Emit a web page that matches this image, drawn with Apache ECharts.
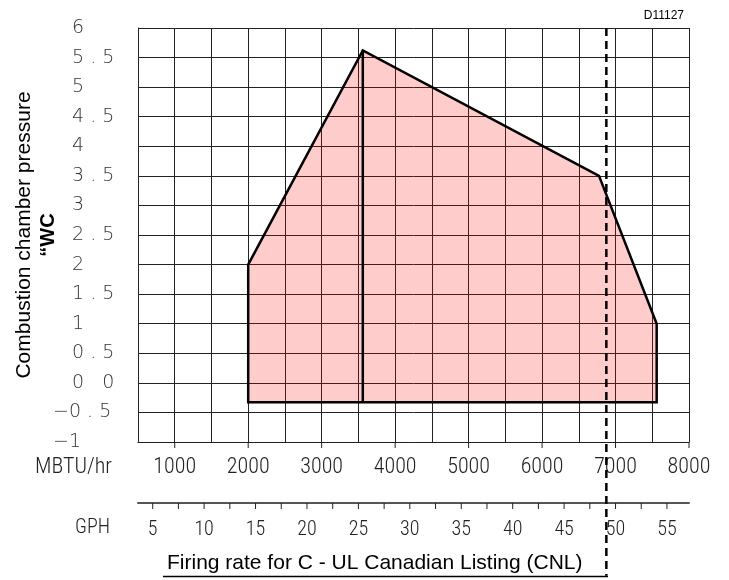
<!DOCTYPE html>
<html><head><meta charset="utf-8">
<script src="https://cdn.jsdelivr.net/npm/echarts@6/dist/echarts.min.js"></script>
<style>html,body{margin:0;padding:0;background:#fff}#c{width:729px;height:580px}</style>
</head><body><div id="c"></div>
<script>
// ---- data ----
const xMin = 500, xMax = 8000, xStep = 500;
const yMin = -1, yMax = 6, yStep = 0.5;
const mbtuPerGph = 140;
const mbtuTicks = [1000, 2000, 3000, 4000, 5000, 6000, 7000, 8000];
const gphTicks = [5, 7.5, 10, 12.5, 15, 17.5, 20, 22.5, 25, 27.5, 30, 32.5, 35, 37.5, 40, 42.5, 45, 47.5, 50, 52.5, 55];
const gphLabels = [5, 10, 15, 20, 25, 30, 35, 40, 45, 50, 55];
const yTickValues = [6, 5.5, 5, 4.5, 4, 3.5, 3, 2.5, 2, 1.5, 1, 0.5, 0, -0.5, -1];
const yTickLabels = ['6', '5 . 5', '5', '4 . 5', '4', '3 . 5', '3', '2 . 5', '2', '1 . 5', '1', '0 . 5', '0   0', '\u22120 . 5', '\u22121'];
const envelopeX = [2000, 2000, 3560, 6775, 7560, 7560];
const envelopeY = [-0.33, 2.0, 5.62, 3.5, 1.0, -0.33];
const dividerX = [3560, 3560];
const dividerY = [-0.33, 5.62];
const limitX = [6875, 6875];
const limitY = [6, -3.26];
const zoneLabel = [[5000, 2.4]];
const zoneName = 'A';

const narrow = '"Roboto Condensed", "Liberation Sans Narrow", "DejaVu Sans Condensed", "Noto Sans", sans-serif';
const narrowWeight = '300 condensed';
const yFont = '"DejaVu Sans", sans-serif';
const arial = '"Liberation Sans", Arial, sans-serif';
const gphAxisOffset = 61;
const tickLen = 6;

function yLabel(v) {
  for (let i = 0; i < yTickValues.length; i++) {
    if (Math.abs(yTickValues[i] - v) < 1e-6) return yTickLabels[i];
  }
  return '';
}

function tickRenderer(dy) {
  return function (params, api) {
    const c = api.coord([api.value(0), api.value(1)]);
    return {type: 'line', shape: {x1: c[0], y1: c[1] + dy, x2: c[0], y2: c[1] + dy + tickLen},
            style: {stroke: '#222', lineWidth: 1}};
  };
}

const chart = echarts.init(document.getElementById('c'), null, {renderer: 'canvas'});
const option = {
  backgroundColor: '#fff',
  animation: false,
  title: [
    {text: 'Firing rate for C - UL Canadian Listing (CNL)', left: 162, top: 548,
     textStyle: {fontFamily: arial, fontSize: 21, fontWeight: 'normal', color: '#000'}},
    {text: 'D11127', right: 40, top: 5,
     textStyle: {fontFamily: arial, fontSize: 12, fontWeight: 'normal', color: '#000'}}
  ],
  graphic: [
    {type: 'line', shape: {x1: 163, y1: 576.5, x2: 608, y2: 576.5}, style: {stroke: '#000', lineWidth: 1.5}}
  ],
  grid: {left: 138, right: 40, top: 28, bottom: 138, containLabel: false, outerBoundsMode: 'none'},
  xAxis: [
    {type: 'value', min: xMin, max: xMax, interval: xStep, position: 'bottom',
     axisLine: {show: true, onZero: false, lineStyle: {color: '#222', width: 1}},
     axisTick: {show: false},
     splitLine: {show: true, lineStyle: {color: '#222', width: 1}},
     axisLabel: {customValues: mbtuTicks, margin: 14, fontSize: 22, fontFamily: narrow, fontWeight: narrowWeight,
       color: '#222', formatter: v => String(v)},
     name: 'MBTU/hr', nameLocation: 'start', nameGap: 26, nameMoveOverlap: false,
     nameTextStyle: {fontSize: 22, fontFamily: narrow, fontWeight: narrowWeight, color: '#222',
       verticalAlign: 'top', lineHeight: 22, padding: [14, 0, 0, 0]}},
    {type: 'value', min: xMin / mbtuPerGph, max: xMax / mbtuPerGph, position: 'bottom', offset: gphAxisOffset,
     axisLine: {show: true, onZero: false, lineStyle: {color: '#555', width: 2}},
     axisTick: {show: false},
     splitLine: {show: false},
     axisLabel: {customValues: gphLabels, margin: 17, fontSize: 20, fontFamily: narrow, fontWeight: narrowWeight,
       color: '#222', formatter: v => String(v)},
     name: 'GPH', nameLocation: 'start', nameGap: 28, nameMoveOverlap: false,
     nameTextStyle: {fontSize: 20, fontFamily: narrow, fontWeight: narrowWeight, color: '#222',
       verticalAlign: 'top', lineHeight: 20, padding: [15, 0, 0, 0]}}
  ],
  yAxis: [
    {type: 'value', min: yMin, max: yMax, interval: yStep,
     axisLine: {show: true, onZero: false, lineStyle: {color: '#222', width: 1}},
     axisTick: {show: false},
     splitLine: {show: true, lineStyle: {color: '#222', width: 1}},
     axisLabel: {align: 'left', margin: 66, fontSize: 19, fontFamily: yFont, fontWeight: 300, color: '#333',
       formatter: v => (v >= 0 ? yLabel(v) : '')},
     name: '{t|Combustion chamber pressure}\n{u|\u201cWC}', nameLocation: 'middle', nameGap: 78, nameRotate: 90,
     nameMoveOverlap: false,
     nameTextStyle: {rich: {
       t: {fontSize: 21, fontFamily: arial, color: '#000', lineHeight: 24},
       u: {fontSize: 20, fontFamily: arial, fontWeight: 'bold', color: '#000', lineHeight: 24}
     }}},
    {type: 'value', min: yMin, max: yMax, interval: yStep, position: 'left',
     axisLine: {show: false}, axisTick: {show: false}, splitLine: {show: false},
     axisLabel: {align: 'left', margin: 85, fontSize: 19, fontFamily: yFont, fontWeight: 300, color: '#333',
       formatter: v => (v < 0 ? yLabel(v) : '')}}
  ],
  series: [
    {type: 'custom', xAxisIndex: 0, yAxisIndex: 0, z: 3,
     data: envelopeX.map((x, i) => [x, envelopeY[i]]),
     renderItem: function (params, api) {
       if (params.dataIndex !== 0) return null;
       const pts = envelopeX.map((x, i) => api.coord([x, envelopeY[i]]));
       return {type: 'polygon', shape: {points: pts},
               style: {fill: 'rgba(255,0,0,0.2)', stroke: '#000', lineWidth: 2.5, lineJoin: 'miter'}};
     }},
    {type: 'line', xAxisIndex: 0, yAxisIndex: 0, z: 4, symbol: 'none',
     data: dividerX.map((x, i) => [x, dividerY[i]]),
     lineStyle: {color: '#000', width: 2.5}},
    {type: 'custom', xAxisIndex: 0, yAxisIndex: 0, z: 6, clip: false,
     data: limitX.map((x, i) => [x, limitY[i]]),
     renderItem: function (params, api) {
       if (params.dataIndex !== 0) return null;
       const a = api.coord([limitX[0], limitY[0]]);
       const b = api.coord([limitX[1], limitY[1]]);
       return {type: 'line', shape: {x1: a[0], y1: a[1], x2: b[0], y2: b[1]},
               style: {stroke: '#000', lineWidth: 2.5, lineDash: [8, 5]}};
     }},
    {type: 'custom', xAxisIndex: 0, yAxisIndex: 0, z: 5, clip: false,
     data: mbtuTicks.map(v => [v, yMin]), renderItem: tickRenderer(0)},
    {type: 'custom', xAxisIndex: 1, yAxisIndex: 0, z: 5, clip: false,
     data: gphTicks.map(v => [v, yMin]), renderItem: tickRenderer(gphAxisOffset)},
    {type: 'scatter', xAxisIndex: 0, yAxisIndex: 0, z: 8, symbolSize: 1,
     itemStyle: {opacity: 0}, data: zoneLabel,
     label: {show: true, position: 'inside', formatter: zoneName, fontSize: 37, fontWeight: 'bold',
       fontFamily: arial, color: '#000', backgroundColor: '#ffcccc', padding: [5, 12, 5, 12], lineHeight: 37}}
  ]
};
chart.setOption(option);
</script>
</body></html>
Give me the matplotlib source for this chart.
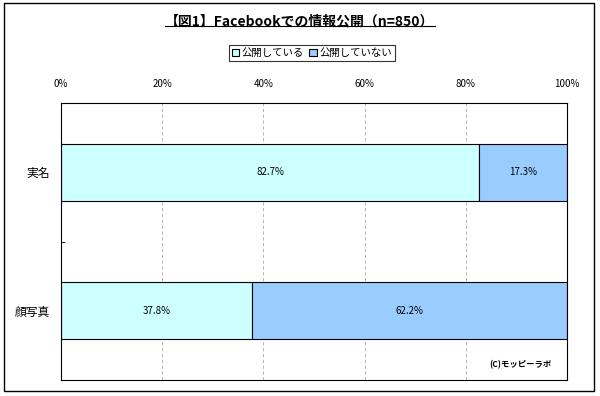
import matplotlib.pyplot as plt
from matplotlib.patches import Rectangle
from matplotlib.lines import Line2D

plt.rcParams['font.family'] = ['Noto Sans CJK JP', 'DejaVu Sans']

categories = ["実名", "顔写真"]
public = [82.7, 37.8]
private = [17.3, 62.2]
series_names = ["公開している", "公開していない"]
colors = ["#CCFFFF", "#99CCFF"]

fig = plt.figure(figsize=(6, 3.96), dpi=100)
ax = fig.add_axes([61 / 600, 16 / 396, 506 / 600, 277 / 396])

y = list(range(len(categories)))
ax.barh(y, public, height=0.41, color=colors[0], edgecolor="black", linewidth=0.8, label=series_names[0])
ax.barh(y, private, left=public, height=0.41, color=colors[1], edgecolor="black", linewidth=0.8, label=series_names[1])

for i in y:
    ax.text(public[i] / 2, i, f"{public[i]:.1f}%", ha="center", va="center", fontsize=7)
    ax.text(public[i] + private[i] / 2, i, f"{private[i]:.1f}%", ha="center", va="center", fontsize=7)

ax.set_xlim(0, 100)
ax.set_ylim(1.5, -0.5)
ax.set_xticks([0, 20, 40, 60, 80, 100])
ax.set_xticklabels([f"{v}%" for v in [0, 20, 40, 60, 80, 100]], fontsize=7)
ax.xaxis.tick_top()
ax.tick_params(axis="x", length=0, pad=10)
ax.set_yticks(y)
ax.set_yticklabels(categories, fontsize=8.5)
ax.tick_params(axis="y", length=0, pad=8)
ax.set_yticks([0.5], minor=True)
ax.tick_params(axis="y", which="minor", length=3, direction="in")
ax.grid(axis="x", linestyle=(0, (4, 3)), color="#aaaaaa", linewidth=0.6)
ax.set_axisbelow(True)
for s in ax.spines.values():
    s.set_linewidth(0.8)

ax.text(0.97, 0.04, "(C)モッピーラボ", transform=ax.transAxes, ha="right", va="bottom",
        fontsize=6, fontweight="bold")

leg = fig.legend(loc="center", bbox_to_anchor=(312 / 600, 1 - 53 / 396), ncol=2, fontsize=7.5,
                 frameon=True, fancybox=False, edgecolor="black", handlelength=0.7,
                 handleheight=0.7, handletextpad=0.3, columnspacing=0.5, borderpad=0.25)
leg.get_frame().set_linewidth(0.8)

title = fig.text(0.5, 1 - 21 / 396, "【図1】Facebookでの情報公開（n=850）", ha="center", va="center",
                 fontsize=10, fontweight="bold")

fig.patches.append(Rectangle((4 / 600, 5 / 396), 590 / 600, 388 / 396, transform=fig.transFigure,
                             fill=False, edgecolor="black", linewidth=1))

fig.canvas.draw()
bb = title.get_window_extent().transformed(fig.transFigure.inverted())
fig.lines.append(Line2D([bb.x0, bb.x1], [bb.y0 + 0.005, bb.y0 + 0.005], transform=fig.transFigure,
                        color="black", linewidth=0.8))

fig.savefig("out.png", dpi=100)
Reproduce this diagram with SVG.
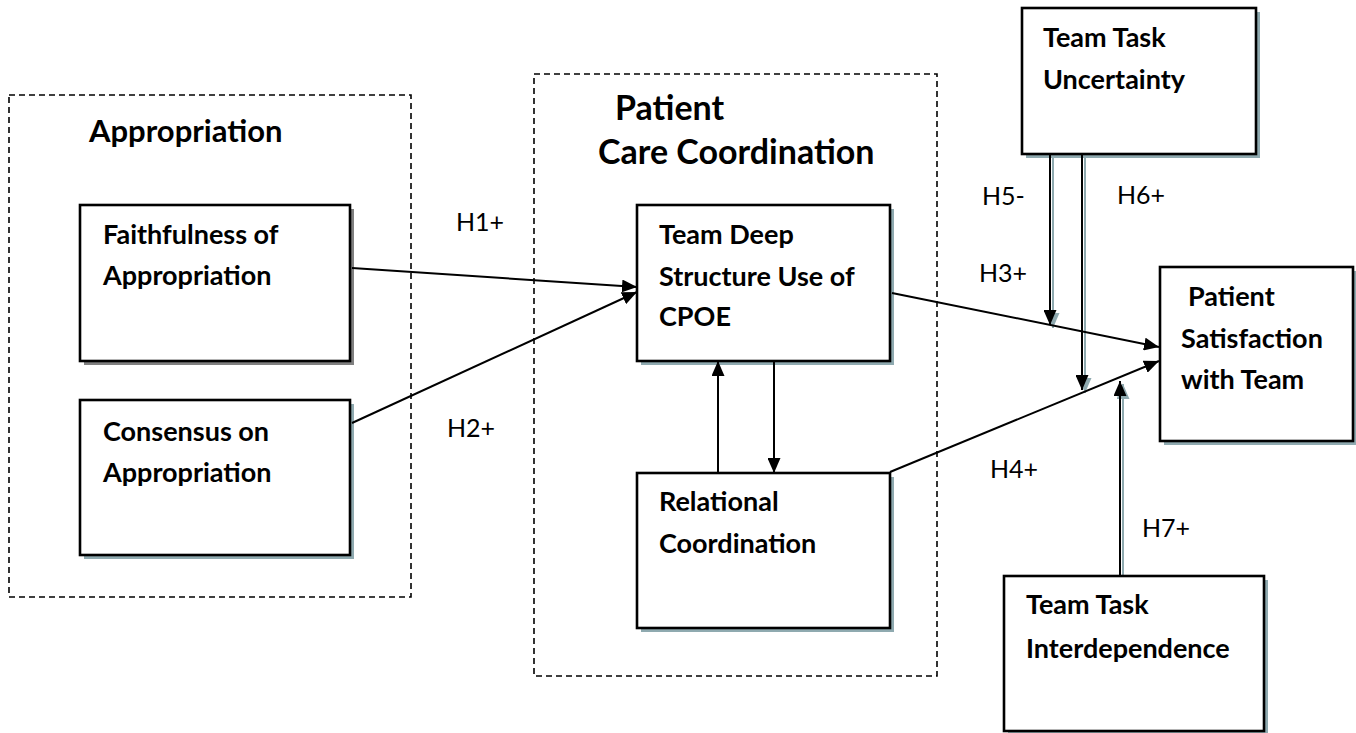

※

### To be done
Copy exactly the material above from the line with "Give me the matplotlib source for this chart." to the line with "ax.text(public[i] + private[i]", ends included, and nothing else. Leave out any picture.

### Answer for the task
Give me the matplotlib source for this chart.
import matplotlib.pyplot as plt
from matplotlib.patches import Rectangle
from matplotlib.lines import Line2D

plt.rcParams['font.family'] = ['Noto Sans CJK JP', 'DejaVu Sans']

categories = ["実名", "顔写真"]
public = [82.7, 37.8]
private = [17.3, 62.2]
series_names = ["公開している", "公開していない"]
colors = ["#CCFFFF", "#99CCFF"]

fig = plt.figure(figsize=(6, 3.96), dpi=100)
ax = fig.add_axes([61 / 600, 16 / 396, 506 / 600, 277 / 396])

y = list(range(len(categories)))
ax.barh(y, public, height=0.41, color=colors[0], edgecolor="black", linewidth=0.8, label=series_names[0])
ax.barh(y, private, left=public, height=0.41, color=colors[1], edgecolor="black", linewidth=0.8, label=series_names[1])

for i in y:
    ax.text(public[i] / 2, i, f"{public[i]:.1f}%", ha="center", va="center", fontsize=7)
    ax.text(public[i] + private[i] / 2, i, f"{private[i]:.1f}%", ha="center", va="center", fontsize=7)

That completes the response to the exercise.